Sbagliare, poi, quando non si può tornare indietro. Ma non c’è fretta per essere grandi. Non sono le cose sbagliate o illegali quelli che danno forza, anzi, è esattamente il contrario! E’ forte chi tiene testa alle dipendenze dalle cose sbagliate, chi ha il buon senso di optare per le scelte migliori, chi ha il Grillo Parlante dentro di sè che lo indirizzi bene, sempre. Pinocchio ha sempre sbagliato.

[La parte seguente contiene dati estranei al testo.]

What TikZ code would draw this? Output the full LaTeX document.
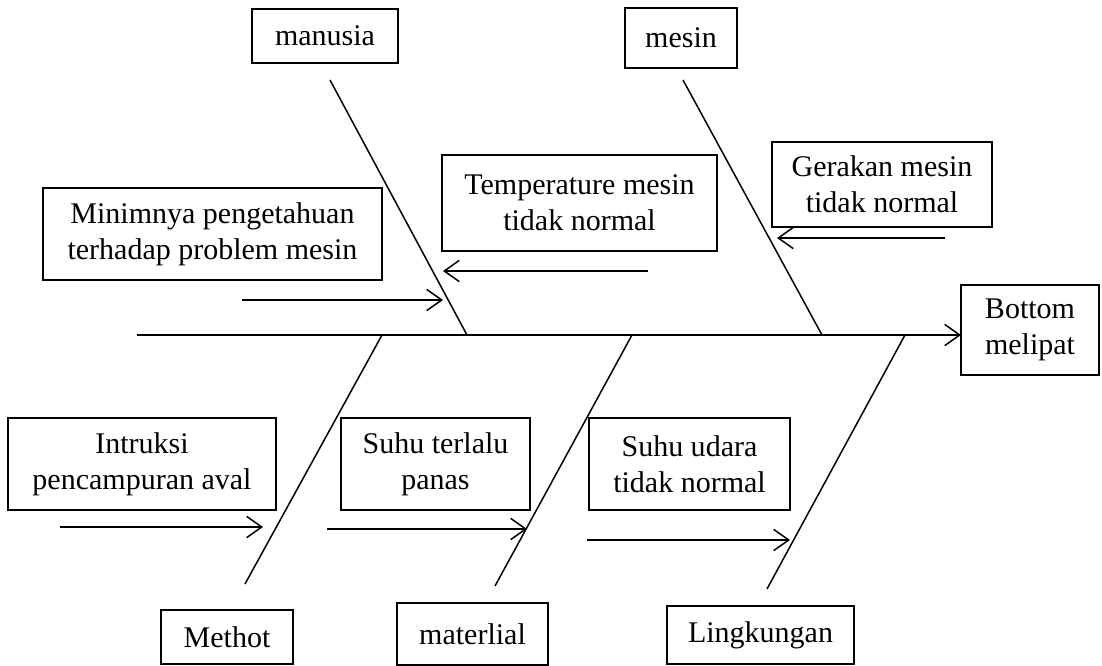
\documentclass[tikz,border=0pt]{standalone}
\usepackage{fontspec}
\setmainfont{Liberation Serif}
\usetikzlibrary{arrows.meta}

\begin{document}
\begin{tikzpicture}[x=0.4pt,y=-0.4pt,every node/.style={draw,outer sep=0pt,line width=0.8pt,align=center,inner sep=0pt,font=\fontsize{12}{14.4}\selectfont}]
\tikzstyle{bone}=[line width=0.6pt]
\tikzstyle{cause}=[line width=0.6pt,-{Straight Barb[length=6pt,width=8.5pt]}]

\useasboundingbox (0,0) rectangle (1102,666);

% kategori dan akibat
\node (manusia) [minimum width=58.4pt,minimum height=21.6pt] at (325,36) {manusia};
\node (mesin) [minimum width=44.8pt,minimum height=24pt] at (681,38) {mesin};
\node (methot) [minimum width=52.8pt,minimum height=21.6pt] at (227,637) {Methot};
\node (materlial) [minimum width=60.4pt,minimum height=24.8pt] at (472.5,634) {materlial};
\node (lingkungan) [minimum width=74.8pt,minimum height=23.2pt] at (760.5,635) {Lingkungan};
\node (effect) [minimum width=55.2pt,minimum height=36pt] at (1030,330) {Bottom\\melipat};

% penyebab
\node (minim) [minimum width=135.6pt,minimum height=36.8pt] at (212.5,234) {Minimnya pengetahuan\\terhadap problem mesin};
\node (temp) [minimum width=110pt,minimum height=38.4pt] at (579.5,203) {Temperature mesin\\tidak normal};
\node (gerak) [minimum width=88pt,minimum height=34pt] at (882,184.5) {Gerakan mesin\\tidak normal};
\node (intruksi) [minimum width=107.2pt,minimum height=36.8pt] at (142,464) {Intruksi\\pencampuran aval};
\node (suhu) [minimum width=75.6pt,minimum height=36.8pt] at (435.5,464) {Suhu terlalu\\panas};
\node (udara) [minimum width=80.4pt,minimum height=36.8pt] at (689.5,464) {Suhu udara\\tidak normal};

% tulang
\coordinate (tail) at (137,335);
\coordinate (manusia top) at (330,80);
\coordinate (manusia end) at (467,335);
\coordinate (mesin top) at (683,80);
\coordinate (mesin end) at (822,335);
\coordinate (methot top) at (382,335);
\coordinate (methot end) at (245,584);
\coordinate (materlial top) at (632,335);
\coordinate (materlial end) at (495,586);
\coordinate (lingkungan top) at (905,335);
\coordinate (lingkungan end) at (767,589);

\draw [cause] (tail) -- (tail -| effect.west);
\draw [bone] (manusia top) -- (manusia end);
\draw [bone] (mesin top) -- (mesin end);
\draw [bone] (methot top) -- (methot end);
\draw [bone] (materlial top) -- (materlial end);
\draw [bone] (lingkungan top) -- (lingkungan end);

% panah penyebab
\coordinate (minim a) at (242,300);
\coordinate (minim b) at (443,300);
\coordinate (temp a) at (648,271);
\coordinate (temp b) at (443,271);
\coordinate (gerak a) at (945,238);
\coordinate (gerak b) at (777,238);
\coordinate (intruksi a) at (60,527);
\coordinate (intruksi b) at (263,527);
\coordinate (suhu a) at (327,529);
\coordinate (suhu b) at (527,529);
\coordinate (udara a) at (587,540);
\coordinate (udara b) at (790,540);

\draw [cause] (minim a) -- (minim b);
\draw [cause] (temp a) -- (temp b);
\draw [cause] (gerak a) -- (gerak b);
\draw [cause] (intruksi a) -- (intruksi b);
\draw [cause] (suhu a) -- (suhu b);
\draw [cause] (udara a) -- (udara b);
\end{tikzpicture}
\end{document}
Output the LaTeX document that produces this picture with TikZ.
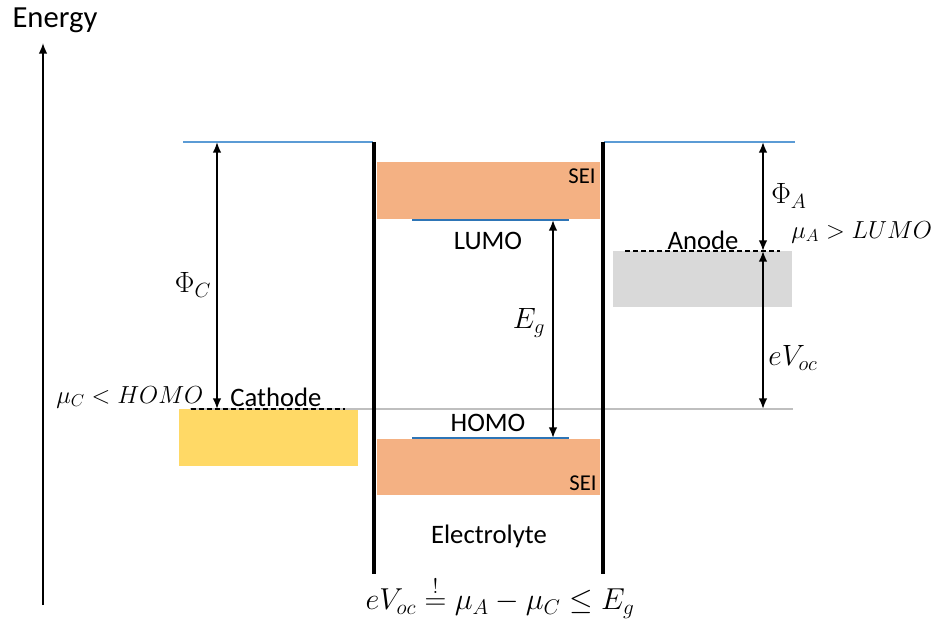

La sua ignoranza da burattino con una legnosa testa vuota lo portava perennemente ad errare: pensava sempre di poter
risolvere tutto andando alla ricerca della scorciatoia migliore. Peccato che finiva sempre col peggiorare le cose e quando se ne rendeva conto era sempre troppo tardi. Che colpa ne aveva, povero burattino. Era testardo, disubbidiente, ma nella sua innocenza di “bambino” cercava il bene pur scegliendo il male. Solo alla fine ha capito: per trovare il bene, bisogna cercare in esso. E il bene, proprio perchè superiore, comporta un cammino lungo e difficile.
Chi sceglie di percorrere la strada del bene, alla fine trova solo una cosa: la virtù, base della saggezza, base delle relazioni più importanti che giocano con i sentimenti umani, quali, ad esempio, l’amicizia. Ma quale ruolo ha, a questo punto il genitore di un novello Pinocchio?

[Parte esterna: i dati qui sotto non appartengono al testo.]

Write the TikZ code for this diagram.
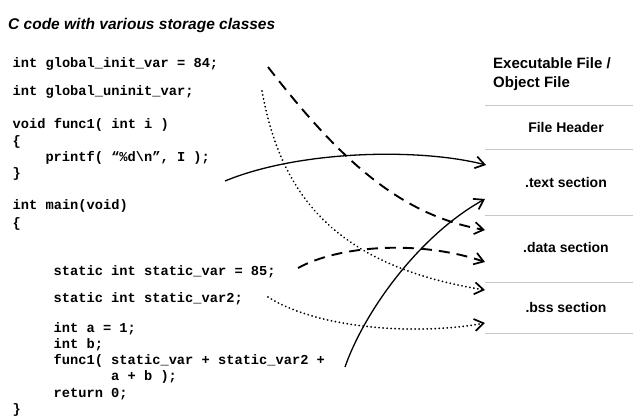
\documentclass[tikz,border=0pt]{standalone}
\usepackage{fontspec}
\setmainfont{Liberation Sans}
\setmonofont{Liberation Mono}
\usetikzlibrary{arrows.meta}
\begin{document}
\begin{tikzpicture}[x=1pt,y=-1pt,
  code/.style={anchor=base west, inner sep=0pt, font=\ttfamily\bfseries\fontsize{13.7}{16}\selectfont},
  lbl/.style={anchor=base, inner sep=0pt, font=\bfseries\fontsize{14}{16}\selectfont},
  sepline/.style={draw=black!22, line width=0.6pt},
  conn/.style={line width=1.3pt, -{Straight Barb[length=9pt,width=12pt,line width=1.7pt]}},
  dashconn/.style={conn, line width=1.9pt, dash pattern=on 11pt off 7pt},
  dotconn/.style={conn, line width=2pt, dash pattern=on 0.01pt off 4pt, line cap=round},
]
\useasboundingbox (0,0) rectangle (633,420);
\fill[white] (0,0) rectangle (633,420);

\node[anchor=base west, inner sep=0pt, font=\bfseries\itshape\fontsize{15.5}{18}\selectfont] (title) at (8,30) {C code with various storage classes};

% code
\node[code] (c1) at (12.5,68) {int global\_init\_var = 84;};
\node[code] (c2) at (12.5,96) {int global\_uninit\_var;};
\node[code] (c3) at (12.5,129) {void func1( int i )};
\node[code] (c4) at (12.5,146) {\{};
\node[code] (c5) at (45.3,162) {printf( “\%d\textbackslash n”, I );};
\node[code] (c6) at (12.5,178) {\}};
\node[code] (c7) at (12.5,210) {int main(void)};
\node[code] (c8) at (12.5,227) {\{};
\node[code] (c9) at (53.5,275) {static int static\_var = 85;};
\node[code] (c10) at (53.5,302) {static int static\_var2;};
\node[code] (c11) at (53.5,332) {int a = 1;};
\node[code] (c12) at (53.5,348) {int b;};
\node[code] (c13) at (53.5,364) {func1( static\_var + static\_var2 +};
\node[code] (c14) at (111,380) {a + b );};
\node[code] (c15) at (53.5,397) {return 0;};
\node[code] (c16) at (12.5,413) {\}};

% right side
\node[lbl, anchor=base west, font=\bfseries\fontsize{15}{17}\selectfont] (exe1) at (493,69) {Executable File /};
\node[lbl, anchor=base west, font=\bfseries\fontsize{15}{17}\selectfont] (exe2) at (493,88) {Object File};
\node[lbl] (hdr) at (566,132) {File Header};
\node[lbl] (txt) at (566,187) {.text section};
\node[lbl] (dat) at (566,252) {.data section};
\node[lbl] (bss) at (566,312) {.bss section};

\foreach \yy in {105,149,215,282,333} {
  \draw[sepline] (485,\yy) -- (633,\yy);
}

% connector ends
\coordinate (sA) at (225,181);
\coordinate (eA) at (486,165);
\coordinate (sB) at (345,367);
\coordinate (eB) at (485,199);
\coordinate (sC) at (268,67);
\coordinate (eC) at (485,230);
\coordinate (sD) at (298,268);
\coordinate (eD) at (485,262);
\coordinate (sE) at (262,91);
\coordinate (eE) at (485,290);
\coordinate (sF) at (268,297);
\coordinate (eF) at (485,323);

\draw[conn] (sA) .. controls (300,150) and (420,148) .. (eA);
\draw[conn] (sB) .. controls (365,310) and (420,235) .. (eB);
\draw[dashconn] (sC) .. controls (340,160) and (400,215) .. (eC);
\draw[dashconn] (sD) .. controls (340,245) and (420,240) .. (eD);
\draw[dotconn] (sE) .. controls (280,190) and (330,265) .. (eE);
\draw[dotconn] (sF) .. controls (320,330) and (420,335) .. (eF);
\end{tikzpicture}
\end{document}
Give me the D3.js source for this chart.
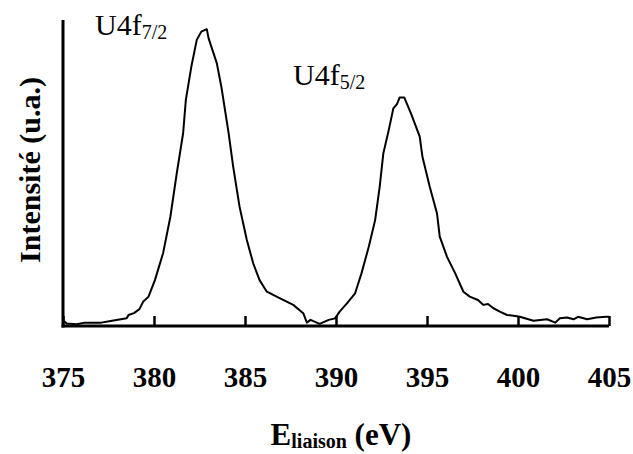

Di certo non il ruolo di Geppetto, che, pur essendo molto premuroso, comunque non riesce ad indirizzare bene Pinocchio: gli dà solo la forza di superare gli ostacoli finali attraverso la forza dell’amore che lo lega a lui.

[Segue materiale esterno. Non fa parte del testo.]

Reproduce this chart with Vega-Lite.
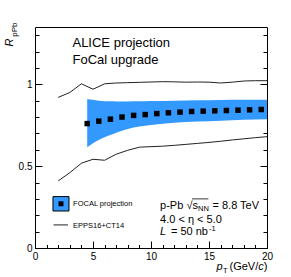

La Fata Turchina. Questo sarebbe il ruolo perfetto: seguire il proprio Pinocchio sempre, ma lasciandogli fare la propria strada da solo, fargli vivere l’errore per poi spiegargli la soluzione, il modo per rimediare. Essa è stata sempre presente nella vita del burattino e, nei momenti più difficili, in cui si pensava fosse sparita per sempre, eccola la a ricomparire, pronta per prenderlo per mano, ancora una volta, rimetterlo in piedi, insegnarli a correre, ma lasciandolo cadere, perché è in quel momento che bisogna avere i riflessi abbastanza svegli per tendere la mani e “spingere via il terreno sotto di noia”, ruotare tra petto, spalla e schiena e poi rialzarsi all’istante per tornare a correre, senza fermarsi.
I figli sanno essere la peggiore arma: ti trafiggono quando meno te l’aspetti.
Quante volte Pinocchio ha promesso alla Fata Turchina di non disubbidire; quante volte avrà detto: “Voglio diventare un bambino vero. Un bambino vero. E lo diventerò facendo il bravo, io farò, io sarò”.
Ma quante volte, nonostante tutte queste promesse, la Fatina l’ha visto passeggiare col primo Gatto o con la prima Volpe passante per strada? E così ha scelto di fare il ribelle
burattino?
Ha preferito sotterrare qualche moneta d’oro aspettandosi l’Albero Del Denaro che lo avrebbe fatto diventare ricco, per aiutare il vecchio Geppetto, pugnalando e tradendo la Fata una, due, tre volte.
Ciononostante, aldilà di tutte le difficoltà familiari, alla fine sono sempre i figli quelli che subiscono di più di tutti, e in mezzo a tutte queste difficoltà si fidano della prima strada facile che trovano, pensando di poter aiutare i loro rispettivi Geppetto.
Lo spirito combattivo nasce in loro da subito, perchè sono loro a crescere in men che non si dica. Tu li guardi che sono piccoli e stupendi: una luce illumina i tuoi occhi, il loro sorriso sdentato è quel sole brillante di bollicine di saliva che ti sveglia la mattina, il suono della loro risata, è lo spirito guida che prometti di ascoltare per tutta la giornata. Le loro manine sempre alla ricerca di qualche scoperta, grassocce e spesso umide, sono il tuo ideale quotidiano: cercare sempre qualcosa di nuovo anche nella monotonia delle giornate.
Ma ecco che ti volti un attimo. Respiri, cerchi di recuperare energie. Ce l’hai fatta. Ora ti rigiri verso di loro. Eccoli: intenti a passarsi il primo rasoio da barba, o a comprare il primo reggiseno. Comincia a crescer loro il naso, le gambe ad accorciarsi, la loro testa diventa vuota e legnosa. E’ il momento: indossa ali fatate e coroncina.
Così come vale la regola dello “studiare giorno per giorno”, allo stesso modo vale quella dell’ “educare giorno per giorno”. Solo che non sempre si tratta di un metodo efficace per la scuola: spesso si tratta di un metodo efficace per la vita.